Task brief:
Go through the entries below and pick out every line with "this".

Exercise input:
■ ■ ■ ■ ■

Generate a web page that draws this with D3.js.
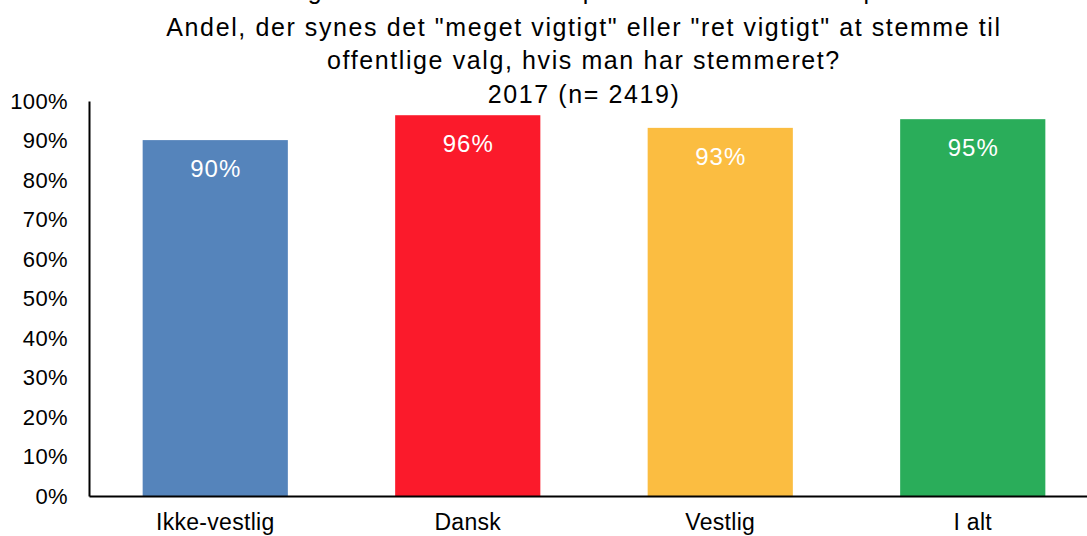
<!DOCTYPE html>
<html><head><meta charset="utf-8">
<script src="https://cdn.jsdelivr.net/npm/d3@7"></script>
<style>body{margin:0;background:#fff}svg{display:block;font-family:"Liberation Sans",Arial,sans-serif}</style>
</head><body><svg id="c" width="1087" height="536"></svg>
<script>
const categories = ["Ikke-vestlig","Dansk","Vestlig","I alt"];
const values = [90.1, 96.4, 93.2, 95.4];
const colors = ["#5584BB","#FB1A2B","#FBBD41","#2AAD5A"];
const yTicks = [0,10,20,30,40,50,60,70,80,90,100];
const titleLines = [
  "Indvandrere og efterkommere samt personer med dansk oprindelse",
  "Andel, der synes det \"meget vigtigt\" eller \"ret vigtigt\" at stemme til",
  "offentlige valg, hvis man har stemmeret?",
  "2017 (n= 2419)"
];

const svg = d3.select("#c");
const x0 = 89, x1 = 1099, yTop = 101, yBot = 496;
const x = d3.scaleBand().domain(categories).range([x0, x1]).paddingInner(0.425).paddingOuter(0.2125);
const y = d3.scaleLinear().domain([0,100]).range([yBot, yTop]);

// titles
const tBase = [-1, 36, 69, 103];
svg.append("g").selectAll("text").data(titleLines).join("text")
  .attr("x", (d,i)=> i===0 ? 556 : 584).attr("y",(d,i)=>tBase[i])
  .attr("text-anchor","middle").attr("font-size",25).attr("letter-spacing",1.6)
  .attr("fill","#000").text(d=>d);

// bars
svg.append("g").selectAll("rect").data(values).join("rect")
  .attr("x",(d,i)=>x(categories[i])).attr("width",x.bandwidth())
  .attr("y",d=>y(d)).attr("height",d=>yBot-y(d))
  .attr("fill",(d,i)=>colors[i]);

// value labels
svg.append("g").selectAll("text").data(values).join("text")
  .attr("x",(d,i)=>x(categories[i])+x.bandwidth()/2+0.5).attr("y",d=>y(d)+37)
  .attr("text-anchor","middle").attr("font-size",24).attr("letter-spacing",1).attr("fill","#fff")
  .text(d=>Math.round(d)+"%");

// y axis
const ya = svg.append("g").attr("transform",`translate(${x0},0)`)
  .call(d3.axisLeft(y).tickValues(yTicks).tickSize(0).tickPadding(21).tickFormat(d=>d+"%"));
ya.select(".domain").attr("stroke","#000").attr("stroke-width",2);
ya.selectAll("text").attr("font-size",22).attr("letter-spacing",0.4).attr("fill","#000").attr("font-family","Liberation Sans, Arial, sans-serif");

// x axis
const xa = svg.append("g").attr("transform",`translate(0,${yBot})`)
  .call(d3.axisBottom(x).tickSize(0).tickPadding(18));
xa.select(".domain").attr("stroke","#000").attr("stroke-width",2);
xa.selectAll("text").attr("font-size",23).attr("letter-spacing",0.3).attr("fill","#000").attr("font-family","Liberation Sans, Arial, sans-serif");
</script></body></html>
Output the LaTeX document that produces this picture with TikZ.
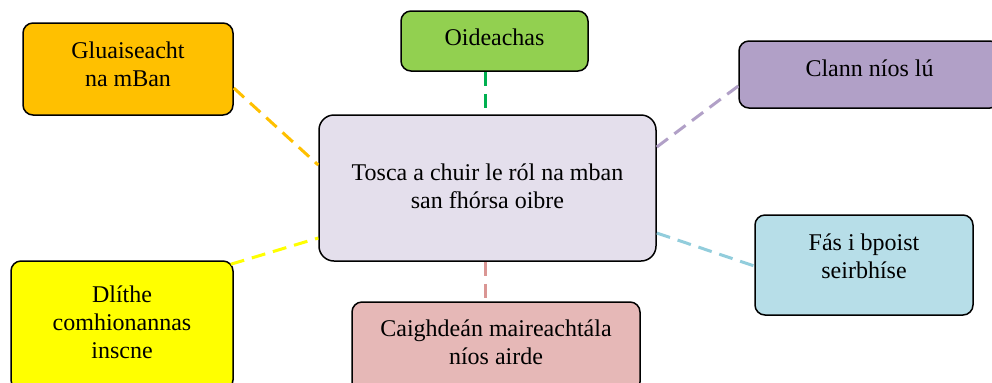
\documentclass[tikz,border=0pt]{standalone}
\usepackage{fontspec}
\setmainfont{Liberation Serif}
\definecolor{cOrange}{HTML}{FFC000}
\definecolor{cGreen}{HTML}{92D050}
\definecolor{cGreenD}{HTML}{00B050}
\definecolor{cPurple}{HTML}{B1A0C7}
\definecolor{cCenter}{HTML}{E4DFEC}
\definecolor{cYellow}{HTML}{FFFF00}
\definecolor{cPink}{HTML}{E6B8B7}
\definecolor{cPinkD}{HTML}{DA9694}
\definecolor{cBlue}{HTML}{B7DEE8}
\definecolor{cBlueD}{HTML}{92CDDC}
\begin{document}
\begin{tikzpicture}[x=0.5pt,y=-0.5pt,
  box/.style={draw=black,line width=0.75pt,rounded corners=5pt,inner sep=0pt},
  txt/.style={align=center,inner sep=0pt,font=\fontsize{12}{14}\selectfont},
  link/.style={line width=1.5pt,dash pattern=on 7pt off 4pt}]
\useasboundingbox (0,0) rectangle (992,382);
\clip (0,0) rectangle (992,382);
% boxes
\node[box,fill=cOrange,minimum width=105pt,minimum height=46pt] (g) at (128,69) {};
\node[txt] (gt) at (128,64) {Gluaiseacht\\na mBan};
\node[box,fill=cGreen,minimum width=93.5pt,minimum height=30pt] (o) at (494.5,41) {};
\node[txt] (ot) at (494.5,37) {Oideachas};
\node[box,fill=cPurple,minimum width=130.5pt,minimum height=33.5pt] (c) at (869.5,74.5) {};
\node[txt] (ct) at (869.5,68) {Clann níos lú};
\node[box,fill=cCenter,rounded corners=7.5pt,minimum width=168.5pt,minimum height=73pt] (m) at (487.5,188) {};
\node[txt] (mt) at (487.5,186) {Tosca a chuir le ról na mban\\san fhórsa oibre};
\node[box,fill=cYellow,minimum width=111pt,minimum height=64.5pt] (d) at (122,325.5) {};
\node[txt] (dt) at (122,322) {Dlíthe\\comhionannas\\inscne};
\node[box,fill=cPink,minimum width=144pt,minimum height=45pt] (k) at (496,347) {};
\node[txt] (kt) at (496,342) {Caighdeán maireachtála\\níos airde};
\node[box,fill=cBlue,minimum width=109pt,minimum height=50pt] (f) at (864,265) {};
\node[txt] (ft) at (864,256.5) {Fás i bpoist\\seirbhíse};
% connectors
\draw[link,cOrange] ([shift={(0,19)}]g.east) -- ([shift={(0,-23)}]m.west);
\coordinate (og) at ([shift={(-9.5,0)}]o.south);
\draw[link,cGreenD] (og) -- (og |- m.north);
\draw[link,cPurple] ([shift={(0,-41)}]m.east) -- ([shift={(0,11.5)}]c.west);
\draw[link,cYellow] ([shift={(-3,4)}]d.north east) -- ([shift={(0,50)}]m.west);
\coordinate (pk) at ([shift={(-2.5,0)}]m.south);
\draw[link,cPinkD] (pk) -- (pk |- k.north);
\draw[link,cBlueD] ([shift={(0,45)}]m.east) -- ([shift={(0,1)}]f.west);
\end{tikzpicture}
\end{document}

■ ■ ■ ■ ■

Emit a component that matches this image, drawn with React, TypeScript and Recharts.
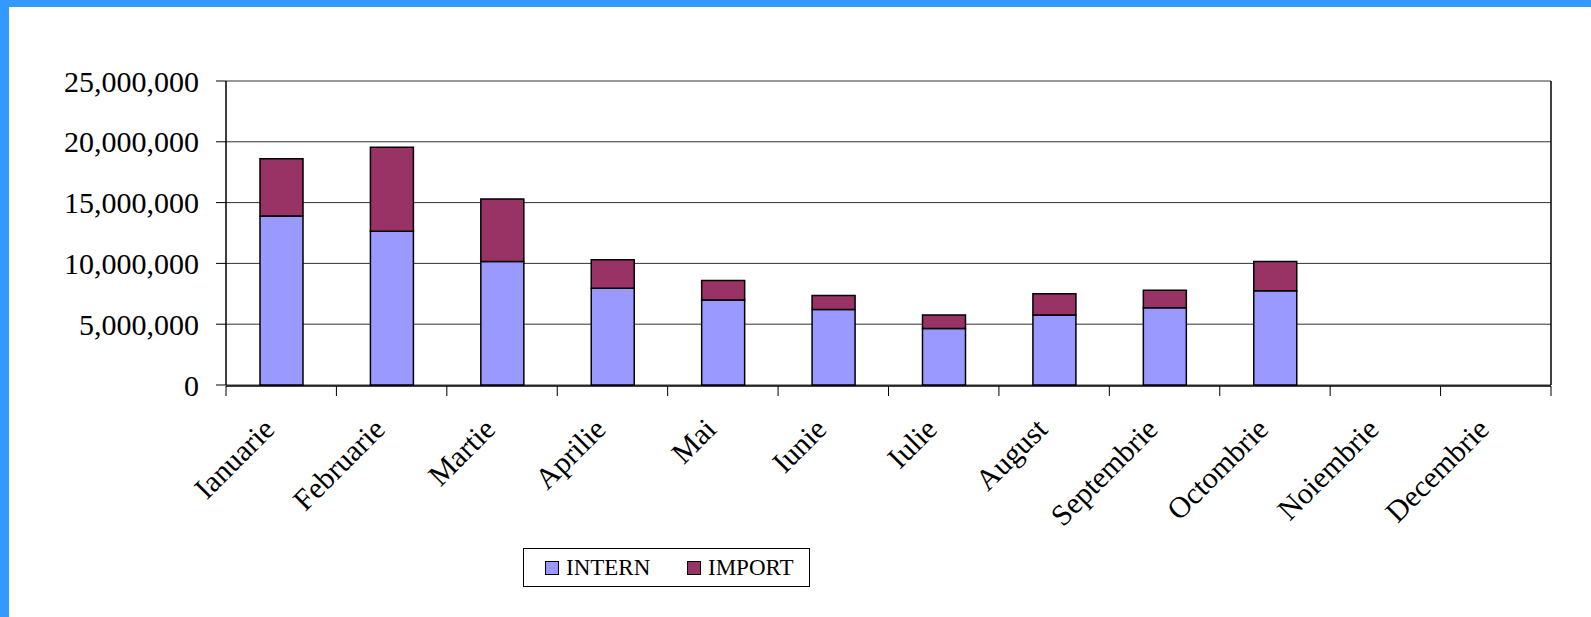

■ ■ ■ ■ ■

Correct answer:
Generate a web page that draws this with D3.js.
Output the LaTeX document that produces this picture with TikZ.
Emit a component that matches this image, drawn with React, TypeScript and Recharts.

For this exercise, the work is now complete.